And in the unlikely case Mr. Browne should read this post, the correct form is a posteriori, as any law student probably knows.
The consensus clearly is that the Relational Database is an unqualified success, and that is true. But don't confuse SQL and the Relational Database. SQL was an early hack intended for querying the RDB only.
Part of the problem is that the RDB was such as success that people do confuse the two. SQL, however, has shortcomings, that are addressed in the third manifesto.
This product http://www.alphora.com/ is a serious attempt ot address the shortcomings of SQL, with a new language for programming an RDB, and a new Query language.
SQL itself is not complete, and even the RDBs out there today break many of the rules as set out for the correct RDB.
Fabian Pascal is a bit of a nutter, you wouldn't ask him around to a dinner party, but he is correct.
XML is a badly thought out hack, but it works to an extent.
UML is hardly that, the U is really an act of hubris.
SQL can be improved, made more complete, and RDBs should be made to confrom more closely to the rules of what makes a real RDB.
I know some people who do in some cases, but I wouldn't exactly call that a standard procedure. Or call those people DB designers for that matter. 'Cause that is NOT database design.
You design a DB best with a pen and a large sheet of paper. Or some drawing tool your extremely good at.
SQL is the language you feed you results into the box so it builds a more or less representative imprint of the abstract reality you've designed. Which can be as relational as you want it to - as long as it meets the physical constraints of non-abstract reality. As soon as you put it onto a computer, you'll have to cut corners. That's the difference between a database _model_ and a database _implementation_. That takes stuff into account like DB load, DB Server Features and data types.
Types for instance - somewhat relevant when dealing with DB Servers and SQL - are a thing you don't want to touch with a ten-foot pole when designing a _model_.
I'm suprised a supposedly db expert guy get's all worked up about this and doesn't seem to be able to keep apples and pears apart.
Anyone initially designing a non-trivial DB with SQL and - on top of that - bitchering about this DB language not being rational deserves a clobbering.
My 2 cents.
We suffer more in our imagination than in reality. - Seneca
That SQL is mostly a kludge?
Let me restructure that...
The experts who know what the heck the relational model is and is not argue that the language we use to query a specific type of relational-like database, that they call the SQL databases, the SQL language, has unsufficient representation power to represent the whole model, and hence can't be used to get the whole power of the model.
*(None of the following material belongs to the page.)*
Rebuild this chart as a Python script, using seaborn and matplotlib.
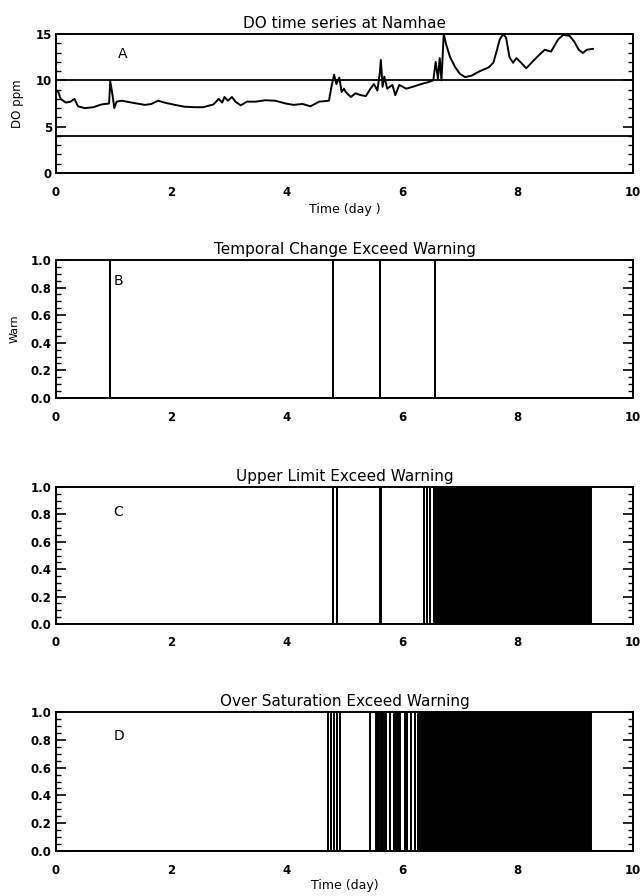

That's certainly interesting, and leaves us to ponder two things:
1) a) Just how much more power could we get? b) And at what cost?
2) What about alternatives, can we get that same power elsewhere, cheaper?
1)a) is beyond my mere predicate logic skills at this time.
1)b) The cost of a model for data storage, representation and management is directly linked to it's adaptability to the data you represent. The article mentions a lot of errors with NULLs(I remember thinking, while reading the article: a NULL was an attempt by the language developers to simulate an interrupt in a language that doesn't have any, this is of course, an oversimplification on my part, but considering stored procedures and triggers[SQL's own exceptions] weren't around yet, they sound like a good basis for further research.) There are a lot of other hidden "costs" for people who use a relational tool for not-quite-so-relational data, but that's not part of the cost of a relational language, per se.
2) Brings up a few notions: there are the types of databases relational databases replaced, like network databases, and there are attempted replacements, like object databases. There are also further possibilities that I will explore deeper later. Object databases can certainly be interesting, in the sense that by bundling data with code, you can have data that can handle itself, in the very basic sense that we humans apply it to ourselves. The problem is that we tend to have a very fuzzy, real-world view of such data, and can't work with it that easily(we are using computers to make data easier to work with, so if we had software that could handle real-world data complexity outside of our brains, we wouldn't be having this discussion). Object data is certainly very adept with data that has some broad commonalities, re-usable behaviours, and follows set-rules. We can call those business rules for now. Those business rules imply that a certain subset of "The Universe" interests us more than the rest, and follows predictable commonalities, making our mental models a lot less complex. On the other hand, object methodology is not always well understood, and the documentation and models it generates sometimes dwarf some production systems implemented to solve the same problems.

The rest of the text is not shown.